C’étaient là les bases de l’Etat-Providence qui ont permis aux pouvoirs publics de stimuler le pouvoir d’achat pour relancer l’économie. De 1967 à 1977, le salaire horaire a crû en moyenne de 12,7% par an en Belgique! Il y avait un quasi-plein emploi et un haut taux de syndicalisation (90% en Belgique). D’où l’idée qu’on pouvait humaniser peu à peu le capitalisme pour en arriver à une société plus égalitaire sur le plan social. Cette illusion a été dissipée à partir de la fin des années ’70 : le marché ne parvenait plus absorber suffisamment vite de nouveaux produits, les entreprises voyaient s’éroder leurs profits et patronat et gouvernements ont mis en oeuvre des restructurations et des mesures d’économie pour sauvegarder le système. …aux contre-réformes qui le minent

Depuis lors, les acquis sociaux ont été remis en cause, d’abord progressivement, ensuite à un rythme toujours plus soutenu. Les profits des entreprises ont ét rétablis, les managers ont reçu des salaires fabuleux pour réduire les coûts de production tandis que les pauvres et les exclus se multipliaient. Les partis sociaux-démocrates ont essayé de dorer la pilule : le PS en se servant des institutions publiques au service de son propre public, quitte à prendre quelques libertés avec la loi, le SP.a en essayant d’emballer la régression sociale d’une façon plus acceptable. Cela devait se payer. Le PS se traîne de scandale en scandale. Le SP.a n’est plus vu comme le parti qui applique la régression sociale avec un gant de velours, mais comme celui qui la conçoit. Cela illustre l’absence d’alternative de la social-démocratie qui se prosterne devant la logique du profit de la droite parce qu’elle ne croit plus elle-même dans la possibilité d’imposer des réformes.

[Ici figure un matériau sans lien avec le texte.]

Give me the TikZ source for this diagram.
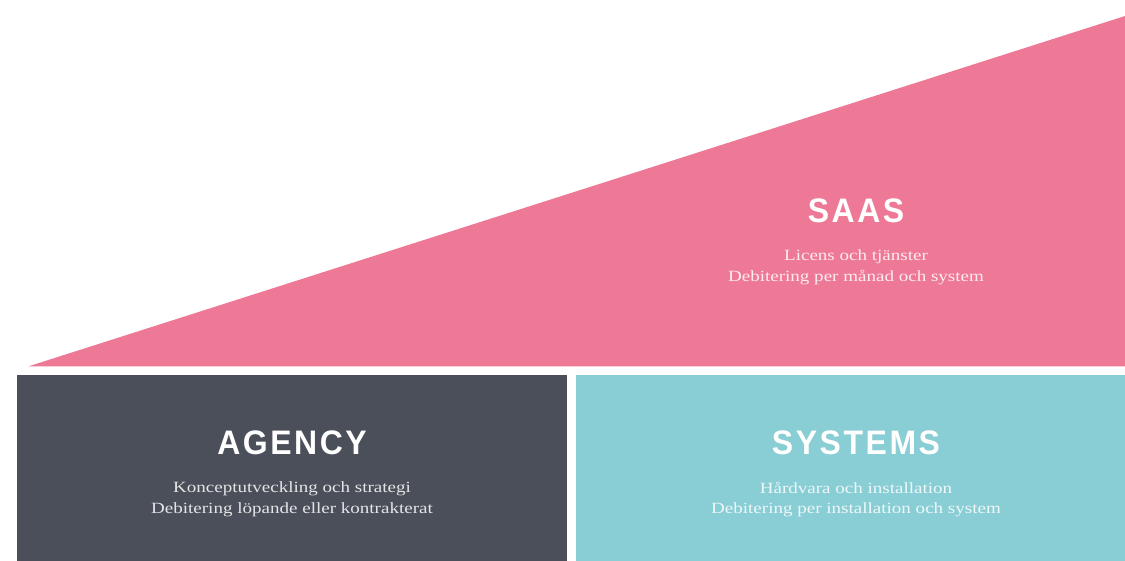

Résultat: toutes les réformes d’après-guerre sont menacées. L’index est vidé de son contenu par l’introduction de l’index-santé et la modification de la composition du panel des produits pris en compte au détriment des consommateurs. La loi sur la sauvegarde de la compétitivité jugule fortement les salaires. Les cadeaux fiscaux aux entreprises minent la sécurité sociale. Le droit de grève est remis en cause avec des requêtes unilatérales, des astreintes et bientôt l’introduction d’un service minimum. La progressivité de l’impôt qui veut que les plus hauts revenus soient proportionnellement les plus taxés est mise à mal par les hausses de TVA qui sont les mêmes pour tous. La concertation sociale est de plus en plus remise en cause.

Quelle alternative?

Sur base des premières expériences du mouvement ouvrier, Rosa Luxemburg écrivait déjà au début du 20e siècle que toute concession arrachée par le mouvement ouvrier sous le capitalisme serait inévitablement remise en cause dès que le rapport de force changerait.

Aujourd’hui, la social-démocratie et les directions syndicales ne veulent pas organiser la lutte parce qu’elles réalisent très bien que la bourgeoisie est bien moins timorée aujourd’hui qu’il y a 30 ans. A l’époque, celle-ci acceptait encore de faire des concessions auxquelles elle n’est plus disposée aujourd’hui parce que le capitalisme a augmenté la concurrence à un point tel que toute concession sociale est sanctionnée sans pitié par la concurrence. La soif de profit des capitalistes mène aujourd’hui à de telles catastrophes sociales, économiques et écologiques qu’on ne peut plus en limiter l’ampleur par des réformes. C’est d’après nous la cause fondamentale de la sanction électorale subie par la social-démocratie, même si elle peut toujours se rétablir temporairement et partiellement dans les élections futures.

Le problème est que la seule alternative possible, une transformation socialiste de la société, a été discréditée au plus haut point par les caricatures staliniennes de l’Est. Et que le moyen d’y arriver, la révolution, a été perverti par certains en soutien au terrorisme, à la guerilla urbaine et au pillage pur et simple.

Face à la crise que connaît la social-démocratie, le MAS veut redonner vie à une véritable alternative au capitalisme. C’est-à-dire une société socialiste démocratique où la production est organisée en fonction des besoins de la population et non de la soif de profit d’une minorité de capitalistes. Et une révolution qui n’est pas une orgie de violence gratuite mais l’irruption consciente de la grande majorité de la population sur la scène politique et sociale pour prendre elle-même en main la gestion de la société.